Tyson's future commitments could keep him tied up as long as a year. He is supposed to meet Tyrell Biggs on Oct. 16, probably in Atlantic City. Then there is another fight sometime in December or January. He is negotiating to fight in Tokyo in March against an undetermined opponent for $10 million to help open a new stadium. All of those could be put aside for Spinks, but not if Tyson's camp is as intent on punishing Spinks as it seems. Lewis said he has spoken with Jacobs just twice informally and no negotiations are under way.
"I can't see why he would even think about not taking the fight as soon as possible," Spinks said. "To punish me is to punish themselves.
"Let's just let it be. I've got to get this stuff out of my head. It's making my head hurt. They have nothing to lose. They can have me and then we can all go home and everyone can rest. And go to the bank."
What the Tyson camp must now decide is whether it can tolerate a year of doubts and accusations for avoiding Spinks. Tyson's unspectacular performance and Spinks' pointed presence at the Tucker fight did nothing to enhance the champion's reputation as a monster-child. Granted, expectations of Tyson are perhaps unfairly high. Tucker, coming in 35-0 and just matching Tyson's 221 pounds, was just the fourth man to go the distance with him. But in doing so, Tucker provided a potential road map to Tyson's vulnerabilities.
Tucker used body movement and a damaging jab to score against Tyson.. Tyson threw few potent combinations against Tucker, and not enough jabs to prevent clinches, a perpetual weakness.

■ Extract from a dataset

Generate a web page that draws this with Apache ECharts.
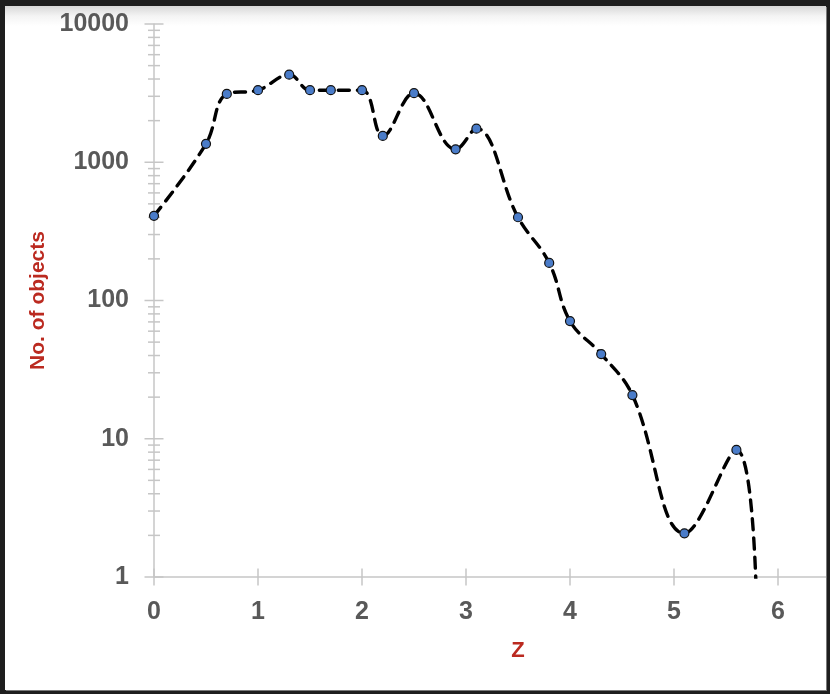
<!DOCTYPE html>
<html>
<head>
<meta charset="utf-8">
<script src="https://cdn.jsdelivr.net/npm/echarts@6/dist/echarts.min.js"></script>
<style>
  html, body { margin: 0; padding: 0; width: 830px; height: 694px; background: #1e1e1e; overflow: hidden; }
  #frame { position: absolute; left: 5px; top: 6px; width: 821px; height: 684px; overflow: hidden;
    background: linear-gradient(to bottom, #d8d8d8 0px, #f4f4f4 10px, #ffffff 20px);
    box-shadow: 1px 1px 0 #7a7a7a; }
  #chart { position: absolute; left: 0; top: 0; width: 900px; height: 684px; }
</style>
</head>
<body>
<div id="frame"><div id="chart"></div></div>
<script>
// ---- data ----
const zValues = [0, 0.5, 0.7, 1.0, 1.3, 1.5, 1.7, 2.0, 2.2, 2.5, 2.9, 3.1, 3.5, 3.8, 4.0, 4.3, 4.6, 5.1, 5.6, 5.8];
const counts  = [410, 1360, 3120, 3320, 4300, 3320, 3320, 3320, 1550, 3160, 1240, 1750, 400, 187, 71, 41, 20.7, 2.07, 8.3, 0.4];
const xTickValues = [0, 1, 2, 3, 4, 5, 6, 7];
const xTickLabels = ['0', '1', '2', '3', '4', '5', '6', '7'];
const yMajorTicks = [1, 10, 100, 1000, 10000];
const yTickLabels = ['1', '10', '100', '1000', '10000'];
const yMinorMultipliers = [2, 3, 4, 5, 6, 7, 8, 9];
const xTitle = 'Z';
const yTitle = 'No. of objects';

// ---- build ----
const seriesData = zValues.map((z, i) => [z, counts[i]]);
const yMinorTicks = [];
yMajorTicks.slice(0, -1).forEach(d => yMinorMultipliers.forEach(m => yMinorTicks.push(d * m)));
const tickData = [];
yMajorTicks.forEach(v => tickData.push([0, v, 'ymaj']));
yMinorTicks.forEach(v => tickData.push([0, v, 'ymin']));
xTickValues.forEach(v => tickData.push([v, 1, 'x']));

const axisColor = '#c6c6c6';
const labelColor = '#595959';
const titleColor = '#bb2a20';
const fontFam = '"Liberation Sans", Arial, sans-serif';

const chart = echarts.init(document.getElementById('chart'), null, { renderer: 'canvas' });
chart.setOption({
  animation: false,
  backgroundColor: 'transparent',
  // the original plot continues to z = 7, beyond the cropped right edge of the frame
  grid: { left: 149, top: 18, right: 23, bottom: 113, containLabel: false },
  xAxis: {
    type: 'value', min: 0, max: 7, interval: 1,
    axisLine: { show: true, lineStyle: { color: axisColor, width: 1.5 } },
    axisTick: { show: false },
    splitLine: { show: false },
    axisLabel: {
      margin: 23, color: labelColor, fontSize: 25, fontWeight: 'bold', fontFamily: fontFam,
      formatter: v => { const i = xTickValues.indexOf(Math.round(v * 1000) / 1000); return i >= 0 ? xTickLabels[i] : ''; }
    },
    name: xTitle, nameLocation: 'middle', nameGap: 63,
    nameTextStyle: { color: titleColor, fontSize: 22, fontWeight: 'bold', fontFamily: fontFam }
  },
  yAxis: {
    type: 'log', logBase: 10, min: 1, max: 10000,
    axisLine: { show: true, lineStyle: { color: axisColor, width: 1.5 } },
    axisTick: { show: false },
    minorTick: { show: false },
    splitLine: { show: false },
    axisLabel: {
      margin: 25, color: labelColor, fontSize: 25, fontWeight: 'bold', fontFamily: fontFam,
      formatter: v => { const i = Math.round(Math.log10(v)); return yTickLabels[i] !== undefined ? yTickLabels[i] : ''; }
    },
    name: yTitle, nameLocation: 'middle', nameGap: 104, nameRotate: 90,
    nameTextStyle: { color: titleColor, fontSize: 21, fontWeight: 'bold', fontFamily: fontFam }
  },
  series: [
    {
      type: 'custom',
      silent: true,
      clip: false,
      z: 1,
      data: tickData,
      encode: { x: 0, y: 1 },
      renderItem: (params, api) => {
        const kind = tickData[params.dataIndex][2];
        const p = api.coord([api.value(0), api.value(1)]);
        let shape;
        if (kind === 'x') shape = { x1: p[0], y1: p[1] - 8.5, x2: p[0], y2: p[1] + 8.5 };
        else if (kind === 'ymaj') shape = { x1: p[0] - 9.5, y1: p[1], x2: p[0] + 9.5, y2: p[1] };
        else shape = { x1: p[0] - 6, y1: p[1], x2: p[0] + 6, y2: p[1] };
        return { type: 'line', shape: shape, style: { stroke: axisColor, lineWidth: 1.5 } };
      }
    },
    {
      type: 'line',
      z: 3,
      data: seriesData,
      smooth: 0.4,
      clip: true,
      showAllSymbol: true,
      symbol: 'circle',
      symbolSize: 9,
      lineStyle: { color: '#000000', width: 3.4, type: [11, 8], cap: 'round' },
      itemStyle: { color: '#4a7cc9', borderColor: '#111111', borderWidth: 1.2 }
    }
  ]
});
</script>
</body>
</html>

Instead of using his hand speed, Tyson opted to make it a lunge-and-miss affair, arguing that Tucker's mobility kept him from a knockout.
"I think I took some of his indestructibility away," Tucker said. "He can be hurt, and he can lose. I pointed out some key factors. If he fights anybody else with movement, he'll get beat."
That is exactly why Spinks is considered such a threat. He is an experienced, often brilliant strategist, with a curious elusiveness and improvisational skill. Tucker claims that, had he not hurt his right hand in training a week ago, he could have done far more, which begs the question of what a true boxer of Spinks' ability might do against Tyson.
"He's not Superman, and he's not Iron Mike or whatever they call him," Spinks said. "That's baloney. So far, they've matched him perfectly. The end of his road could be me."